=== WORK TO COMPLETE ===
For each line that holds "this", copy the line out.

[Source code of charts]
== == ==
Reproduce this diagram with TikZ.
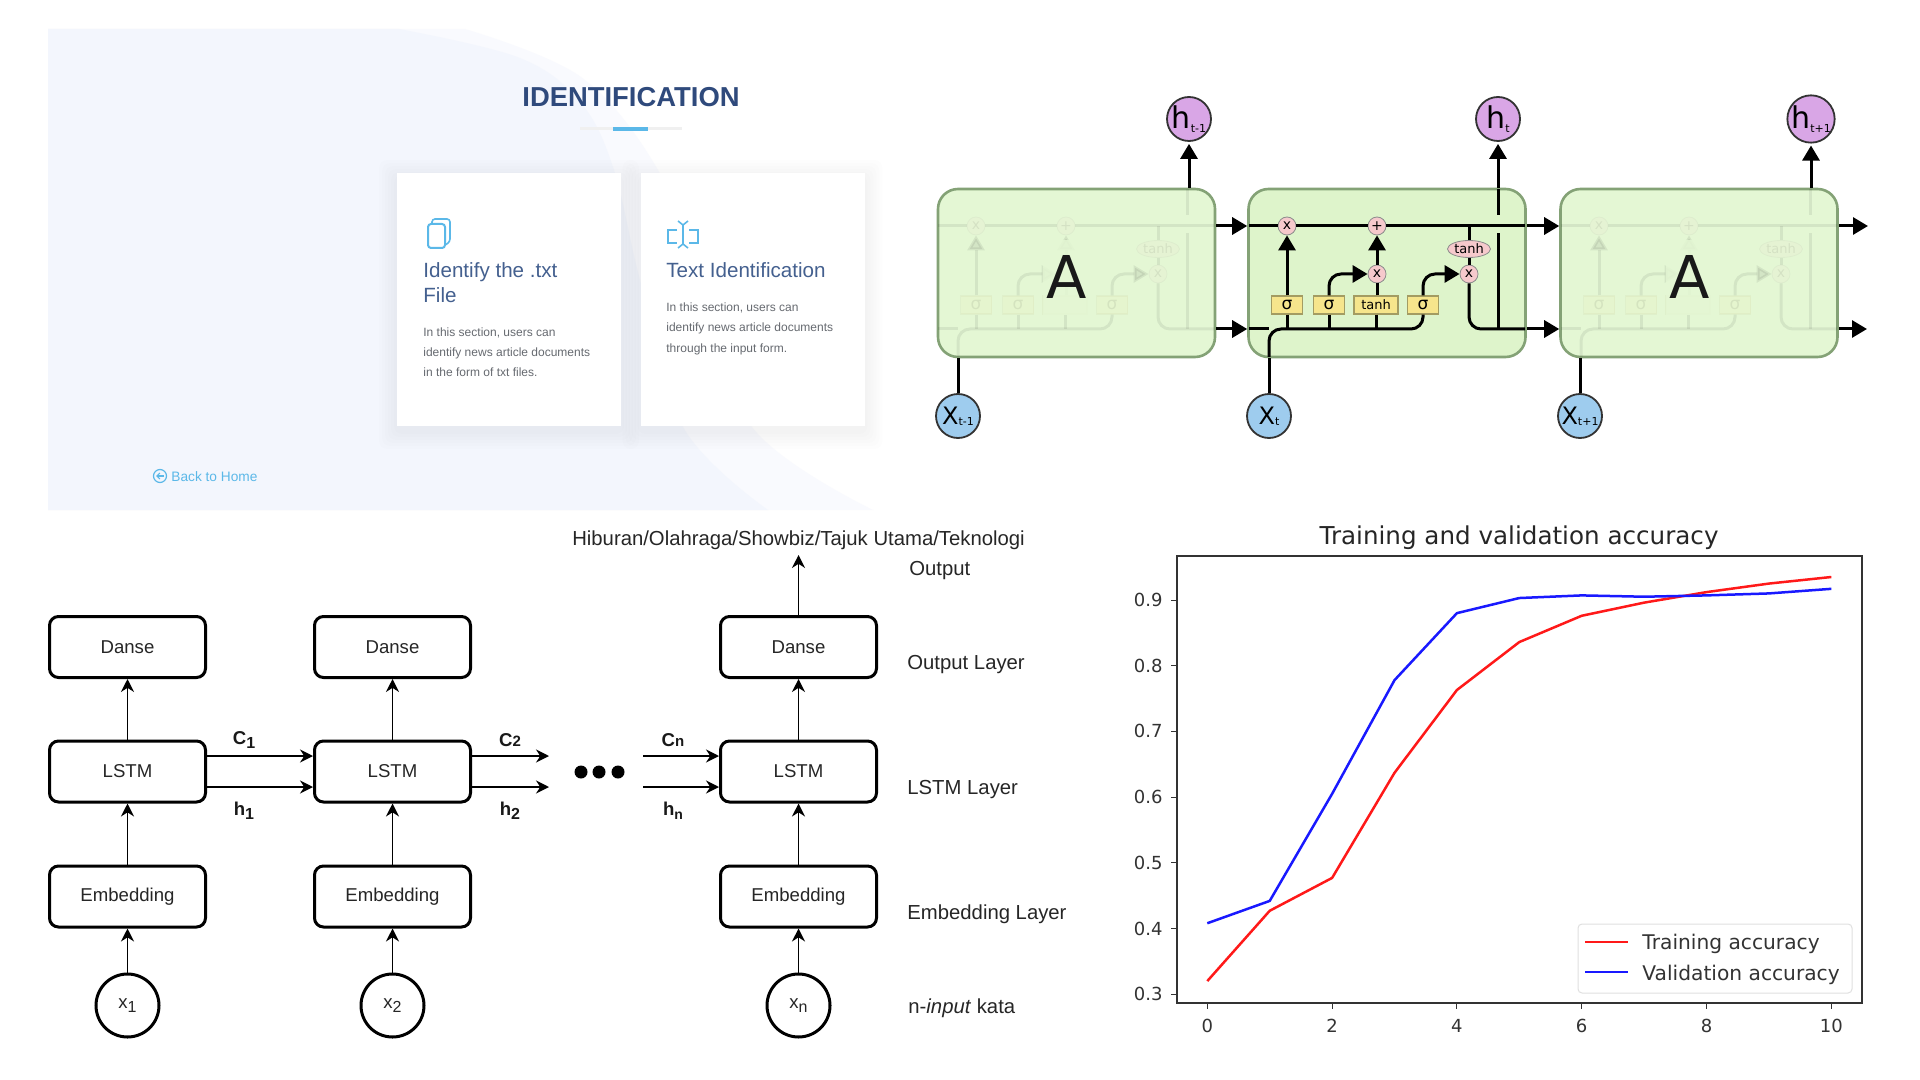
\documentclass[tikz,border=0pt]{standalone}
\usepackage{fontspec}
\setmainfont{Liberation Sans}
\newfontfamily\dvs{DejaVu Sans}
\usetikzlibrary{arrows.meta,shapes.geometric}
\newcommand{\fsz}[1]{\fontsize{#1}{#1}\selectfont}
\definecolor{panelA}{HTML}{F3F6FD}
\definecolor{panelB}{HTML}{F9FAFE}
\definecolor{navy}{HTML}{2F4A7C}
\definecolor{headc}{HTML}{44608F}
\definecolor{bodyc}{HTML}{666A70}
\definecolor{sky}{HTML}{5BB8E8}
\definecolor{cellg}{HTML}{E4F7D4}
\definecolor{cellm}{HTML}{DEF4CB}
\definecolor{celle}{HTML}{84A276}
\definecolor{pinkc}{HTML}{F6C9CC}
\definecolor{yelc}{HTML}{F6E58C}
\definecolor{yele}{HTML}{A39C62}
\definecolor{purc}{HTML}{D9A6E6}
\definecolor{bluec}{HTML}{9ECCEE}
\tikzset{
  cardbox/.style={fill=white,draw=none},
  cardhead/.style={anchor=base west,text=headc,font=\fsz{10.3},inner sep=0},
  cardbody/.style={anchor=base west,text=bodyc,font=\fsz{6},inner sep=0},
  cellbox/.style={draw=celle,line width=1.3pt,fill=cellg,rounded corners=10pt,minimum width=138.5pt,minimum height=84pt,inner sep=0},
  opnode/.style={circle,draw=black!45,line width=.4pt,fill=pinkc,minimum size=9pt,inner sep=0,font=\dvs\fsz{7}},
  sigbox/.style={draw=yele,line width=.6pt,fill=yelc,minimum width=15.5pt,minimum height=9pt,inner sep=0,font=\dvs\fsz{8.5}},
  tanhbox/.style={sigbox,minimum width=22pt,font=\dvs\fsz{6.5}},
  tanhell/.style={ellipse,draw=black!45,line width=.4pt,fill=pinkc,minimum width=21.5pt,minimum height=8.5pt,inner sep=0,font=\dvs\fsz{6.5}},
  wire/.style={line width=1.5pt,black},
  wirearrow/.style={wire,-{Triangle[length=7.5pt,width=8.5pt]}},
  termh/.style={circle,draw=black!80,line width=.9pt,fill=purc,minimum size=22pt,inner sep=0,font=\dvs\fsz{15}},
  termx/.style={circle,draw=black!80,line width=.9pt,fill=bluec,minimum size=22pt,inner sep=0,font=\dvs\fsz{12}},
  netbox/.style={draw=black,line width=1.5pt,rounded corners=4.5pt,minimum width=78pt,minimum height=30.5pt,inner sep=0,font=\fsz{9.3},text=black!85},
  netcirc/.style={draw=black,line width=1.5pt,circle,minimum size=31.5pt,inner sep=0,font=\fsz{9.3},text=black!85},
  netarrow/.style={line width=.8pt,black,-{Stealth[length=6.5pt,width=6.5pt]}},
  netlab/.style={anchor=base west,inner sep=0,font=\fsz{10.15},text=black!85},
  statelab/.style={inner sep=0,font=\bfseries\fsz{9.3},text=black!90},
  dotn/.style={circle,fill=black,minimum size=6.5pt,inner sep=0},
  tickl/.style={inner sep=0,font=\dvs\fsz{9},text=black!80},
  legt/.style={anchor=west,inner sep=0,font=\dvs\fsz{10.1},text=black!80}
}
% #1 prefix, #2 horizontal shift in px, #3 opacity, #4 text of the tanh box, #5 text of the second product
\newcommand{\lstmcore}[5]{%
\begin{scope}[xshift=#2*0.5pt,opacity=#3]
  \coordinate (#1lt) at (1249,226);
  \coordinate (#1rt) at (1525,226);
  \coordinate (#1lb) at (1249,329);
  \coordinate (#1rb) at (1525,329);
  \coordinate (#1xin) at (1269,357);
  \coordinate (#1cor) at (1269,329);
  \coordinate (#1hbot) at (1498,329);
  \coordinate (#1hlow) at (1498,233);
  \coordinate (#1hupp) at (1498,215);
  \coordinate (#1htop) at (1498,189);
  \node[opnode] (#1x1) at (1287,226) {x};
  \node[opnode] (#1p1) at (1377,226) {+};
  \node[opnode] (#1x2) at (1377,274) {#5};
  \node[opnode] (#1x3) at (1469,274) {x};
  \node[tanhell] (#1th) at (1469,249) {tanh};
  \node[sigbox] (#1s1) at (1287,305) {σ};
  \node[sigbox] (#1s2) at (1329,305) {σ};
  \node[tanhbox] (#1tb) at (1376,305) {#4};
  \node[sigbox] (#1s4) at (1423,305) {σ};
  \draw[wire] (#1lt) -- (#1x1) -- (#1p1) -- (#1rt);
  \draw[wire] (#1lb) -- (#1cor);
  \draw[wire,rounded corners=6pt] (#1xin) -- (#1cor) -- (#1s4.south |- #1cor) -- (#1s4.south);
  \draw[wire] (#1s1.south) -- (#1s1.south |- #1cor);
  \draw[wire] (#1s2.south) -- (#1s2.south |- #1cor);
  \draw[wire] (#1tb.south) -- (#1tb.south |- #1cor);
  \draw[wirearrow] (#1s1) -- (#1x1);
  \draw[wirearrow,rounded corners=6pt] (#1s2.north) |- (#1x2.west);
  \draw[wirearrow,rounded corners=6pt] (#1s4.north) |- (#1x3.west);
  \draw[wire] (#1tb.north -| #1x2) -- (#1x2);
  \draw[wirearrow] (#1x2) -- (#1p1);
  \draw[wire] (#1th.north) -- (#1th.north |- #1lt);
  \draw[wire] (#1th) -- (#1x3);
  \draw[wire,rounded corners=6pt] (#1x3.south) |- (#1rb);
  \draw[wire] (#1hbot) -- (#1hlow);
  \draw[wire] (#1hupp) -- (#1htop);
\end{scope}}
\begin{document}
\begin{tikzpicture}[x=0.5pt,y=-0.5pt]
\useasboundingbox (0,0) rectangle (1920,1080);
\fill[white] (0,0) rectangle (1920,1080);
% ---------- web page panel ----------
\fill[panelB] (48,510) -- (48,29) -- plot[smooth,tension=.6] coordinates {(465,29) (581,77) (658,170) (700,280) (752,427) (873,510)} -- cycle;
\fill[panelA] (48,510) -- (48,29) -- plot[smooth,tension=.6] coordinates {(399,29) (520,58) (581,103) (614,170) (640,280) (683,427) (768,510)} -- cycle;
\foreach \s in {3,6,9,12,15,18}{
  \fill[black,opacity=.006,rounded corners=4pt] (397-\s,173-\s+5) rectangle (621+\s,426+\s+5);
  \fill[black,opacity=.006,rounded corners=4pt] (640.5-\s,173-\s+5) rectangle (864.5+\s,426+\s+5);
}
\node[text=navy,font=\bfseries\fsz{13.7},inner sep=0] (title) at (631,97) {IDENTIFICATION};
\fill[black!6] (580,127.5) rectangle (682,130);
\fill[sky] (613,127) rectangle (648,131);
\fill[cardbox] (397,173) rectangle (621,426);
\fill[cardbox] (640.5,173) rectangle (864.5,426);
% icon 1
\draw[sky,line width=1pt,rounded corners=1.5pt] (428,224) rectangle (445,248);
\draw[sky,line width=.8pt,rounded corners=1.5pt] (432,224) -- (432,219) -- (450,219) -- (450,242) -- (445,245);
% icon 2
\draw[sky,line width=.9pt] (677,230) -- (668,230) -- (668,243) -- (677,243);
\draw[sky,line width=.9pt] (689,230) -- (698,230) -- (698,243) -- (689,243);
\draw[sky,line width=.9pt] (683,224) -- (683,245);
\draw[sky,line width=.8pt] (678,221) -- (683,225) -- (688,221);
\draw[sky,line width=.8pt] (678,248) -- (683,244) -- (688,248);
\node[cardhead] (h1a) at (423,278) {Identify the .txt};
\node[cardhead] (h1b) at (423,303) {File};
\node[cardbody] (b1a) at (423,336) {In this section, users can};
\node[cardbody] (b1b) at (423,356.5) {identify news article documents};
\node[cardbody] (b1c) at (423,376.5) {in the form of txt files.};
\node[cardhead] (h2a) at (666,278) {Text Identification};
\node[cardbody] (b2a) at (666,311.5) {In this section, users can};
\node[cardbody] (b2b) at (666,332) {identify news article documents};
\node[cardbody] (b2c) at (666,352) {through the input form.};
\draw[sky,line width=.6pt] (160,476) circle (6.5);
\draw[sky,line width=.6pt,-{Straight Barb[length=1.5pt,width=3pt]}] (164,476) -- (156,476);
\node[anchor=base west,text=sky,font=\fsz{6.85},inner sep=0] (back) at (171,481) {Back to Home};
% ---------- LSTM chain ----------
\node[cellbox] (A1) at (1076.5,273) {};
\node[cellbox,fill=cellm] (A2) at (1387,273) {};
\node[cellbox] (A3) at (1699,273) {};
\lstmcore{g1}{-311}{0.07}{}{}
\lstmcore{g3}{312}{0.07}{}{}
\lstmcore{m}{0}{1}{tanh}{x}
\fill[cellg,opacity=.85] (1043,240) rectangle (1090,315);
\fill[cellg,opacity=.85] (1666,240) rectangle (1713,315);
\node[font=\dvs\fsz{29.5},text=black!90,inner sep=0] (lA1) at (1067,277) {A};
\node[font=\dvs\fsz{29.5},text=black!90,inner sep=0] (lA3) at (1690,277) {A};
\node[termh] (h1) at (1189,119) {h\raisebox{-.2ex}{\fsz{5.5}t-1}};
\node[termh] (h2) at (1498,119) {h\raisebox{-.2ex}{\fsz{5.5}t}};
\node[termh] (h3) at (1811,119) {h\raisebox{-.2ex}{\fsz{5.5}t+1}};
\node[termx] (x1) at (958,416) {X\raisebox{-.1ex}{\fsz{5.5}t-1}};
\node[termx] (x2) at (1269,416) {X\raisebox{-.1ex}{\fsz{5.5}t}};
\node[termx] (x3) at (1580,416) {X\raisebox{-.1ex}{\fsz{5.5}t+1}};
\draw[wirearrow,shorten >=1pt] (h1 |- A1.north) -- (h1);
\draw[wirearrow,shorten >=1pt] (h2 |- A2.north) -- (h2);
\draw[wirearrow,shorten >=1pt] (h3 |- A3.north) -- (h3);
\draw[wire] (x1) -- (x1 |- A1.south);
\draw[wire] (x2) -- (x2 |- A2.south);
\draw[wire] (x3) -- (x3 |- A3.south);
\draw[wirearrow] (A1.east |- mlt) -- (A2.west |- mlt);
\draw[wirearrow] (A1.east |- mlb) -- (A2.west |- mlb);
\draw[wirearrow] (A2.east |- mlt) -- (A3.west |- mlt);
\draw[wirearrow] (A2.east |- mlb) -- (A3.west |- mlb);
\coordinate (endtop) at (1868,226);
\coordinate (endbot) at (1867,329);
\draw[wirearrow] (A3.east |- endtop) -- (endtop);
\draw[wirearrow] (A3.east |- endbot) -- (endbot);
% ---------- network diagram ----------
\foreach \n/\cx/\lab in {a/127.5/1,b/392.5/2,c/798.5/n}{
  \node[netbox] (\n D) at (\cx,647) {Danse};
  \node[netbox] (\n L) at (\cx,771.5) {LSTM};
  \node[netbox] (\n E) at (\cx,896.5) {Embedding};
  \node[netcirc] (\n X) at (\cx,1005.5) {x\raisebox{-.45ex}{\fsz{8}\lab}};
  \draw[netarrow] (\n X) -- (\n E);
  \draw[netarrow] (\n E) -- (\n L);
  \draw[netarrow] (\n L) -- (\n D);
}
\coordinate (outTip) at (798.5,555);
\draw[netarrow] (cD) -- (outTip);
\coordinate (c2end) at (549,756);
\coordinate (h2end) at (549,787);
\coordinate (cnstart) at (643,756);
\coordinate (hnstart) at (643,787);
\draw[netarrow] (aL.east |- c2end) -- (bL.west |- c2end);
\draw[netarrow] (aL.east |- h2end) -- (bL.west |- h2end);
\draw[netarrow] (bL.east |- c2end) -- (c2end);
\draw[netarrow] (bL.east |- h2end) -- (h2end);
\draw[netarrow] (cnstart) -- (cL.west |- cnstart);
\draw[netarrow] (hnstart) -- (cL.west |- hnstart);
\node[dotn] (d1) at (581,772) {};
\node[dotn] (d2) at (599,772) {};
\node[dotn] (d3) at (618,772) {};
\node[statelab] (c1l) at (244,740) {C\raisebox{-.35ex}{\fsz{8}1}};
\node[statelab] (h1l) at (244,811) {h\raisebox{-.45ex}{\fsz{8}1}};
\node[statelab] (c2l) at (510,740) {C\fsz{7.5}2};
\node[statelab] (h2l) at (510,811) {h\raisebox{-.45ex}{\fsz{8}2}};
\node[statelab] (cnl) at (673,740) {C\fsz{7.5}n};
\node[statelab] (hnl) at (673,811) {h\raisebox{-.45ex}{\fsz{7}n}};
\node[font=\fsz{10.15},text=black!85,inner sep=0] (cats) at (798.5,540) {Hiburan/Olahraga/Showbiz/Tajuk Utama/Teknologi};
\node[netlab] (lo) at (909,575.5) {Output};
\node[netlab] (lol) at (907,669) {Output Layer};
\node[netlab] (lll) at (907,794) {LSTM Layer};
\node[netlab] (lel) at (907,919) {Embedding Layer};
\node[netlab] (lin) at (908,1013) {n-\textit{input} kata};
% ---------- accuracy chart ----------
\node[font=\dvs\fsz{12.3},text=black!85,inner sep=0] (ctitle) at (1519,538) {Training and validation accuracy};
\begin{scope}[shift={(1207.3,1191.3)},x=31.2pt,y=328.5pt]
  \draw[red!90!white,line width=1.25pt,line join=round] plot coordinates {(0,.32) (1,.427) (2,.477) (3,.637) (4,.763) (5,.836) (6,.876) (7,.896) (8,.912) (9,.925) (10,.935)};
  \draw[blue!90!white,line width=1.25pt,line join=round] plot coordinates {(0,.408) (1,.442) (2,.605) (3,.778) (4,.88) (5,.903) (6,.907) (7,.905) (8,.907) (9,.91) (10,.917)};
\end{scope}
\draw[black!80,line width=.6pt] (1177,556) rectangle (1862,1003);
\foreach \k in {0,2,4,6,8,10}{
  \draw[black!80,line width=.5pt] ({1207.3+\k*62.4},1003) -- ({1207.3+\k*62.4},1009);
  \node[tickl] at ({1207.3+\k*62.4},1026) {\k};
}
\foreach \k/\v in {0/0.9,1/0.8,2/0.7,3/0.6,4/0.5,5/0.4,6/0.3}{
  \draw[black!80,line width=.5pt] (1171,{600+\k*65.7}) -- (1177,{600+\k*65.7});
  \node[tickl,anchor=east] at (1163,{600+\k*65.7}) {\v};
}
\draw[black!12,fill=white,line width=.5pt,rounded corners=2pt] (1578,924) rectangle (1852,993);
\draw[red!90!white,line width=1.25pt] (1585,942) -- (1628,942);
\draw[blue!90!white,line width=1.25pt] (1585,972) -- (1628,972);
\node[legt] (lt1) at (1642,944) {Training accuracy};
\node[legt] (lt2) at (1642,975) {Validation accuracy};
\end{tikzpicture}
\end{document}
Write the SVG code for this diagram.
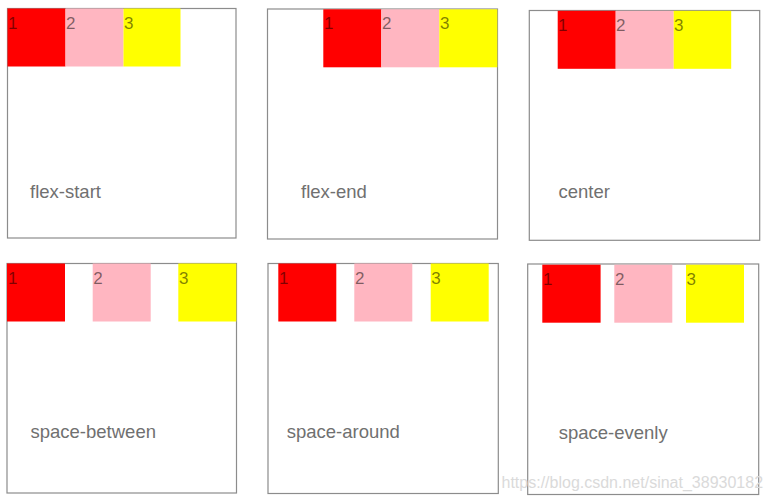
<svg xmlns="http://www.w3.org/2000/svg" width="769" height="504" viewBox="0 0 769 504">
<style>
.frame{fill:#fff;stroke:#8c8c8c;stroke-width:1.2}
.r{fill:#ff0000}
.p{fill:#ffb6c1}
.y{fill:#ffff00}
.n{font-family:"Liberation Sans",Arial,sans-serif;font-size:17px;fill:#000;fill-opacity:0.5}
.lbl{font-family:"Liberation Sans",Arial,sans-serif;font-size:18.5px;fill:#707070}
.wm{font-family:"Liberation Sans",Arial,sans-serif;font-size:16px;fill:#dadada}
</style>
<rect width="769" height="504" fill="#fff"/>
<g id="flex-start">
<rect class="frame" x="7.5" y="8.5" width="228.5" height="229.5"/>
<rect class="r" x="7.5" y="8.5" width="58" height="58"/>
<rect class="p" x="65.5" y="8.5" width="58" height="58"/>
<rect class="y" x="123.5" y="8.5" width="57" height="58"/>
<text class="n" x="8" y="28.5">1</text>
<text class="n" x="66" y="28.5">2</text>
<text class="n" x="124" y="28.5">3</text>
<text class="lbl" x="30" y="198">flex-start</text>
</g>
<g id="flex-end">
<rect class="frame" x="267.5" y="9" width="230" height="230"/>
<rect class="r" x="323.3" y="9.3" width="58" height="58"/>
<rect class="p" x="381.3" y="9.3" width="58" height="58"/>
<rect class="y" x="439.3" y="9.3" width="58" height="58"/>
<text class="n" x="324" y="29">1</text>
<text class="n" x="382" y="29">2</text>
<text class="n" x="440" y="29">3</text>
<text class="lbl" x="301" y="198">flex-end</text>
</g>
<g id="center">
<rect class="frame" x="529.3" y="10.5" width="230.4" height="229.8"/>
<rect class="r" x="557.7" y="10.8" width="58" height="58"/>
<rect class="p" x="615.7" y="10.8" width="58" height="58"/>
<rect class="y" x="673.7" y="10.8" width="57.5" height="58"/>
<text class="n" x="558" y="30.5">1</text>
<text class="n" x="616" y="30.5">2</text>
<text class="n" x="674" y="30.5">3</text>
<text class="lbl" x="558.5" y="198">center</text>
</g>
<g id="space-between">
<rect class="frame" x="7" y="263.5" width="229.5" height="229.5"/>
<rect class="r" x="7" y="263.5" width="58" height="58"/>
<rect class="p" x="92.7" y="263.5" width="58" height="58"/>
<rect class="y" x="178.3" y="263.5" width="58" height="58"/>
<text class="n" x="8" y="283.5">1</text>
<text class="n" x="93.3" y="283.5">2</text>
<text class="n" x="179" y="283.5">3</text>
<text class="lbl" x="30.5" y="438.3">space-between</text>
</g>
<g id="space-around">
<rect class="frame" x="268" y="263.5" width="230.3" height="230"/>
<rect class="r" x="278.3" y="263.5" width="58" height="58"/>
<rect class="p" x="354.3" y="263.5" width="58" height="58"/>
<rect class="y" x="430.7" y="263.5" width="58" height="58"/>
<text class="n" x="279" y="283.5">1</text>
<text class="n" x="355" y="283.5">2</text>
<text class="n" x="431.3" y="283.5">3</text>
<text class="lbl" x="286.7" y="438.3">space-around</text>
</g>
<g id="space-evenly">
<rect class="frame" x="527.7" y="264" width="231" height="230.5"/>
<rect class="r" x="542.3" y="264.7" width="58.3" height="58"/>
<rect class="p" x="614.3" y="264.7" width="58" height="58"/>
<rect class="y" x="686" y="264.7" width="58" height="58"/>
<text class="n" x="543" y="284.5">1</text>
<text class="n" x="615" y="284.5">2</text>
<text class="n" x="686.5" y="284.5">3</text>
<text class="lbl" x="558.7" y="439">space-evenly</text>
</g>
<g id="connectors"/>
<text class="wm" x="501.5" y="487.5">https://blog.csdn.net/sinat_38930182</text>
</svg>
== == ==
=== COMPLETE ANSWER ===
Reproduce this diagram with TikZ.
\node[cardbody] (b1a) at (423,336) {In this section, users can};
\node[cardbody] (b2a) at (666,311.5) {In this section, users can};
Write the SVG code for this diagram.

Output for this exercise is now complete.